Lo que debilita en parte a R.M.N. es el carácter programático del film, que no puede ocultar su intención de hacer un cine de tesis, con un guion que va uniendo las líneas de puntos hasta conformar la figura final. No es el único caso este año en la competencia oficial de Cannes, con films de escaso riesgo artístico, salvo la excepción de Eo, el film OVNI que el polaco Jerzy Skolimowski trajo al festival y del que Página/12 ya dio cuenta. Un problema similar al de R.M.N. –esa necesidad imperiosa de hacer una declaración de principios-- tiene Holy Spider (Araña sagrada), la nueva película del director iraní radicado en Suecia Ali Abassi.

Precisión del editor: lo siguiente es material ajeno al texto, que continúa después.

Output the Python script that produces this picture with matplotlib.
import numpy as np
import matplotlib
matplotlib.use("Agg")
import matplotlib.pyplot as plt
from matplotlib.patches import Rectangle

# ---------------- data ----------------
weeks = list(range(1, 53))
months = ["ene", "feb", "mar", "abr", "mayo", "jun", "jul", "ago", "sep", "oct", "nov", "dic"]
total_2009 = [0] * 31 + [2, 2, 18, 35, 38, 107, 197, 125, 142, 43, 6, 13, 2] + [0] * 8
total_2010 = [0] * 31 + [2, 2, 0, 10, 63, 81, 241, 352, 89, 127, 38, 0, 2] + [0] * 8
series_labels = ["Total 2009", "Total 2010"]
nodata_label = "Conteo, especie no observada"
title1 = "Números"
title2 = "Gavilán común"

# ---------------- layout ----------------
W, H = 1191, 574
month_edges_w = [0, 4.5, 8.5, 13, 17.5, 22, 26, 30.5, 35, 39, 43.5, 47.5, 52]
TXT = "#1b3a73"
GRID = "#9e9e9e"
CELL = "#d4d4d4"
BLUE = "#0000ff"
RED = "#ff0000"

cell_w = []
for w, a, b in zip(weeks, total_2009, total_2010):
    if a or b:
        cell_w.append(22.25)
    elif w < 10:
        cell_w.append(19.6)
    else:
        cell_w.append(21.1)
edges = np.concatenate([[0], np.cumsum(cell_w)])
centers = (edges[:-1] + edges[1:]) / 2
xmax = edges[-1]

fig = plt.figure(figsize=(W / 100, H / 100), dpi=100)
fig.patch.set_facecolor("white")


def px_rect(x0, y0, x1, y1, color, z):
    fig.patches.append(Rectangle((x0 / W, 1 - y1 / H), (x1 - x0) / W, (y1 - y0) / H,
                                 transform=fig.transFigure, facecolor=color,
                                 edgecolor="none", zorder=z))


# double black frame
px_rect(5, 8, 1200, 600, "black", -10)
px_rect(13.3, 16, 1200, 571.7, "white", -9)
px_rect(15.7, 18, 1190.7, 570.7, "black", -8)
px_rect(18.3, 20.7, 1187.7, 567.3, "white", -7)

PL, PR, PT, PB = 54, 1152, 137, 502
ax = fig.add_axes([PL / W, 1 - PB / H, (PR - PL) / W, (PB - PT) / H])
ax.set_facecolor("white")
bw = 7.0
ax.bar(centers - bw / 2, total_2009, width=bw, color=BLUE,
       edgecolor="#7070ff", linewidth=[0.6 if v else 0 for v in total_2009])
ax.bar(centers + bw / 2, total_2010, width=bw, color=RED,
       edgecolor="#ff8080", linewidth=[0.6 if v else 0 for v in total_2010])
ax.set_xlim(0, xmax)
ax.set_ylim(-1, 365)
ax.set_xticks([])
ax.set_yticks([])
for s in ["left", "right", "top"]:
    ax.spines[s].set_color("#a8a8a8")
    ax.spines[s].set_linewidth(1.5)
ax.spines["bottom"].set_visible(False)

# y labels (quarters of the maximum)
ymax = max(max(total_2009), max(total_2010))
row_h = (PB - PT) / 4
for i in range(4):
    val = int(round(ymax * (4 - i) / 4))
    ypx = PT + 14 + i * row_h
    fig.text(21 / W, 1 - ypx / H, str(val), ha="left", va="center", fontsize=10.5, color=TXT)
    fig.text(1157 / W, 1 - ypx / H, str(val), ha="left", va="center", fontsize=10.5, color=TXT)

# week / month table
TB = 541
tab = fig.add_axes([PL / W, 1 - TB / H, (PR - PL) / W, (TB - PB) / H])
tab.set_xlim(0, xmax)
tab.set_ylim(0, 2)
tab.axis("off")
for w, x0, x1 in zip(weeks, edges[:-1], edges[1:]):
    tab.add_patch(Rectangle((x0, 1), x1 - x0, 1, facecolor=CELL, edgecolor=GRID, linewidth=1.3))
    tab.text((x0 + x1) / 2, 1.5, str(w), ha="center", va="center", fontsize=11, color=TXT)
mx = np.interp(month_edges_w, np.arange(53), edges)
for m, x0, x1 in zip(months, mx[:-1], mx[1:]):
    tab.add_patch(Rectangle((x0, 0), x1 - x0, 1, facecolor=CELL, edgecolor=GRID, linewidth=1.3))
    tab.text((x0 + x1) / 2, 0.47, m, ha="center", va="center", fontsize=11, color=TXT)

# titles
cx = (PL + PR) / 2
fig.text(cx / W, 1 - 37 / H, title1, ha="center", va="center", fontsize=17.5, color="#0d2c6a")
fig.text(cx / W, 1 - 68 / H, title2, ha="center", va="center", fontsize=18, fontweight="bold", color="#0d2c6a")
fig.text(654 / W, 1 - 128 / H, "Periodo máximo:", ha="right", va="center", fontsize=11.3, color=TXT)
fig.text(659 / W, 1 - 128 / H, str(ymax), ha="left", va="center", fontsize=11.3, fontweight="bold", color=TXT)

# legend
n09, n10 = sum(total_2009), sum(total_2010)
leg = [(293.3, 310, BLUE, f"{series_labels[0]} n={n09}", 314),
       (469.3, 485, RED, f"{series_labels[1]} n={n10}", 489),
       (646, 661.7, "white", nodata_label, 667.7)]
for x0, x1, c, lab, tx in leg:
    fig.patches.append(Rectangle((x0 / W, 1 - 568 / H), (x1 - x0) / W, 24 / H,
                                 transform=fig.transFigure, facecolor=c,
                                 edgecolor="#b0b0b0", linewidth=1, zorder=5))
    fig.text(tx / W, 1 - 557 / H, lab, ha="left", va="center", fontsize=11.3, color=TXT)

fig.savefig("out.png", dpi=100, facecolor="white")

Ganador de la sección Una cierta mirada con su estupendo film inmediatamente anterior, Border (2018), que ahora le permitió el “upgrade” a la competencia oficial, Abassi había demostrado hasta ahora una inclinación hacia un cine de cierto corte fantástico, que aquí en Holy Spider deja atrás en función de un realismo que no reniega del cine de género. La peculiaridad de su nuevo film radica en que está inspirado en un caso real ocurrido en su país natal: el de un asesino serial que dos décadas atrás mató a 16 prostitutas en Mashhad, ciudad considerada “santa” en Irán.

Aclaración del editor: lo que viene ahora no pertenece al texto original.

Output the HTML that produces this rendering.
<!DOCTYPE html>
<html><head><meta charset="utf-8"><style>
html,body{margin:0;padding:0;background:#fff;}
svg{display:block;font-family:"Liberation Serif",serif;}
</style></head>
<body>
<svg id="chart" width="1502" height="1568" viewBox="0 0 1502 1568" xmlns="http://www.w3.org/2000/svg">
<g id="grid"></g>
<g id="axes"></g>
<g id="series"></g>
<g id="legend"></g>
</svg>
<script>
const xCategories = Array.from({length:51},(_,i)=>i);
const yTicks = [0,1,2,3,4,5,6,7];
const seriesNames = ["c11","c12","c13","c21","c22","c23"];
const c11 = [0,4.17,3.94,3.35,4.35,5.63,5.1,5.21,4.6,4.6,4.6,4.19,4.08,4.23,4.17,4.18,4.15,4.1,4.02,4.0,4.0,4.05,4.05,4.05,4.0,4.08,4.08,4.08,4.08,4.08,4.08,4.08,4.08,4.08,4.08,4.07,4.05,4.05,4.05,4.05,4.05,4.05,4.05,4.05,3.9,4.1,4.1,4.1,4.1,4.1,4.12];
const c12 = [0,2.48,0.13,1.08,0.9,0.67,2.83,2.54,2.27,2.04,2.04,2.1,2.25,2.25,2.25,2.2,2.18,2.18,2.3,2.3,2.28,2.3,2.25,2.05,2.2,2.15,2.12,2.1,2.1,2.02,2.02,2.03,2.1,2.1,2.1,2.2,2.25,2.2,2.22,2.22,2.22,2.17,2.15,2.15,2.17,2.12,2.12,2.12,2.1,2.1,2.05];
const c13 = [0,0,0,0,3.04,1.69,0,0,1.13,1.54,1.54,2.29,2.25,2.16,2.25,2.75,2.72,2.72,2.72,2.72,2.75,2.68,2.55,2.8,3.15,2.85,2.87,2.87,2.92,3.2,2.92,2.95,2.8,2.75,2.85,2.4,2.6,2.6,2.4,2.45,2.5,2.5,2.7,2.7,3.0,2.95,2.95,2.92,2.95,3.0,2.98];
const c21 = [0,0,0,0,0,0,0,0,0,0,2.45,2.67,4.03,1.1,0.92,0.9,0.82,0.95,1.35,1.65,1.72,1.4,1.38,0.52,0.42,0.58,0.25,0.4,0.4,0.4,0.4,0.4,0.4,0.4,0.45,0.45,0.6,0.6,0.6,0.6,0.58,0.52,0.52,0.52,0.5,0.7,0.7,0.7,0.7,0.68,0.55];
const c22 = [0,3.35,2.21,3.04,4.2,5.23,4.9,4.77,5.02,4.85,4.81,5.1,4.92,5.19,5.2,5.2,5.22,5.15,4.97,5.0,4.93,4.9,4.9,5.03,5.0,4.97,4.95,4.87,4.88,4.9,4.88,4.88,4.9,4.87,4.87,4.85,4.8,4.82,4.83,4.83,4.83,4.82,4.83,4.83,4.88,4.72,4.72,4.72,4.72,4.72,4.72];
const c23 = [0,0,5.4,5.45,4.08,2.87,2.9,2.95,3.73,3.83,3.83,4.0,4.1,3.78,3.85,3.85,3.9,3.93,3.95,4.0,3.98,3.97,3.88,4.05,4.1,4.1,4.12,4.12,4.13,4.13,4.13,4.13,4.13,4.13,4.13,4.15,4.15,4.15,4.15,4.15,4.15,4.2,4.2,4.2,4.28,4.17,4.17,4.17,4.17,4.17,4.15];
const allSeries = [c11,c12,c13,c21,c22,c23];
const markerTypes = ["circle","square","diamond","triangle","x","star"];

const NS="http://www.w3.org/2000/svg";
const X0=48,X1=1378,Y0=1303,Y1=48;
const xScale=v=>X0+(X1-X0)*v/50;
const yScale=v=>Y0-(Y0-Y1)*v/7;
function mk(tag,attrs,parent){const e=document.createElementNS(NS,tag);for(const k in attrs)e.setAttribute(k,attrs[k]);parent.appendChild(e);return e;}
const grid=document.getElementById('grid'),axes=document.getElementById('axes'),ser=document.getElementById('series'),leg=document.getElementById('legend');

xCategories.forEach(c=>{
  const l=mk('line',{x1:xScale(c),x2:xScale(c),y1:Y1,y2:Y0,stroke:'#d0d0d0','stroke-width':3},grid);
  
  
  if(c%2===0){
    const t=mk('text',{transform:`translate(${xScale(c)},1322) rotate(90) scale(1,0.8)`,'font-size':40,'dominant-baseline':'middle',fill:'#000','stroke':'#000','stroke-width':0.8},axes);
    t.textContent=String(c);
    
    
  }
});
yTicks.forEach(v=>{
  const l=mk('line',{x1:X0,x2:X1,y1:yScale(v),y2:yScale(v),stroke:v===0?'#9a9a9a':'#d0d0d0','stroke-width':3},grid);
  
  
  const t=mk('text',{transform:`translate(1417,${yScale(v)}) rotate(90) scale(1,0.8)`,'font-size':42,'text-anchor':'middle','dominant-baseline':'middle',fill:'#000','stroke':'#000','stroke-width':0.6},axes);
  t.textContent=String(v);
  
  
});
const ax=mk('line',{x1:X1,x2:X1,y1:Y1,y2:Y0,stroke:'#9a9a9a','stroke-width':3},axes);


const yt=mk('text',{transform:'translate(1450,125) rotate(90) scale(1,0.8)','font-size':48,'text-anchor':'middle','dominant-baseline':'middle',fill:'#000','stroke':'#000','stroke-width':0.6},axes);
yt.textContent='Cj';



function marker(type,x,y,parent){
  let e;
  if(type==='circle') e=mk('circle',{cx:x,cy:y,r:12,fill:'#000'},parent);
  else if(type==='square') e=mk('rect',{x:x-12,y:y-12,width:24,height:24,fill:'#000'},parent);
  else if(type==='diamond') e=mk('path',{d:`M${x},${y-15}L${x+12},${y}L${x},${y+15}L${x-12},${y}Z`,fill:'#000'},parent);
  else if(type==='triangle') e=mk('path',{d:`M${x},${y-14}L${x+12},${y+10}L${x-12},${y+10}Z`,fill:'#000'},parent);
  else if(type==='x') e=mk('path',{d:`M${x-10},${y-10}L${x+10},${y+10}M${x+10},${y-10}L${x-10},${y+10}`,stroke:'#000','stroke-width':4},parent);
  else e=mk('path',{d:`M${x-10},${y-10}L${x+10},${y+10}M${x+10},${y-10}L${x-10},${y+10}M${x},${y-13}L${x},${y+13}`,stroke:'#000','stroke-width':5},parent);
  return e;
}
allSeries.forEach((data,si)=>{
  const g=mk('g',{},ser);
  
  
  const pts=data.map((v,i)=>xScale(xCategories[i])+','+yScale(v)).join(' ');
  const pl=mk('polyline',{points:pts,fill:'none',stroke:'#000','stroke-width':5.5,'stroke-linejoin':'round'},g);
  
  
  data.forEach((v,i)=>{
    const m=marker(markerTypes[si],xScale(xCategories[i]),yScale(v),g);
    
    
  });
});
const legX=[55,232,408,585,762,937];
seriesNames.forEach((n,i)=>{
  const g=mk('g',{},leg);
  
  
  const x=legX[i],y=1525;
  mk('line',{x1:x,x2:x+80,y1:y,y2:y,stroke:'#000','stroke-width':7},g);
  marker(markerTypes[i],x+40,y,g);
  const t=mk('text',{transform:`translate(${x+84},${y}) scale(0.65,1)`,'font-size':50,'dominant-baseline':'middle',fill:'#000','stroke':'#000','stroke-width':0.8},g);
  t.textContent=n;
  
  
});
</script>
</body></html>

Aquí no se trata, sin embargo, de descubrir al asesino, a quien el espectador conoce desde los primeros minutos del film. El suspenso en todo caso está sostenido en la investigación que lleva adelante una periodista que por el solo hecho de ser mujer tiene delante de sí todos los escollos imaginables en una sociedad teocrática y misógina. De hecho, queda claro desde el comienzo que el primer motor del asesino –un veterano de guerra que no se perdona haber conservado la vida en lugar de morir como un mártir- es la necesidad de “purificar” su ciudad. Limpiarla de mujeres que venden su cuerpo y se drogan no demasiado lejos de donde los hombres –esos mismos hombres que son sus clientes—se dedican a las alabanzas al Imán y a las oraciones a Alá.
Lo que hace la periodista no es otra cosa que confirmar lo que ya suponía: que la policía local no investiga demasiado porque no tiene problemas en que un psicópata haga por su cuenta el trabajo sucio, y que a las autoridades religiosas tampoco les parece demasiado mal que un fiel ponga orden en las calles de la ciudad. La sorpresa de la periodista será otra: que gran parte de la sociedad convierta al asesino en un héroe.
Narrada con una eficacia irreprochable, Holy Spider (el título alude al apodo que el asesino se ganó en la prensa de la época) denota sin embargo cierto retroceso en el cine de Abassi, que con esta película se vuelve más prosaico. No sólo se extraña la ambigüedad, el misterio que animaban a Criaturas de la noche (2008) y Border (2018). También pesa esa voluntad, un tanto subrayada, de poner a una heroína en chador enfrentándose ella sola a una estructura de poder de un machismo a ultranza. Ahí también –como en R.M.N.- se deja ver el mensaje antes que las virtudes del mensajero.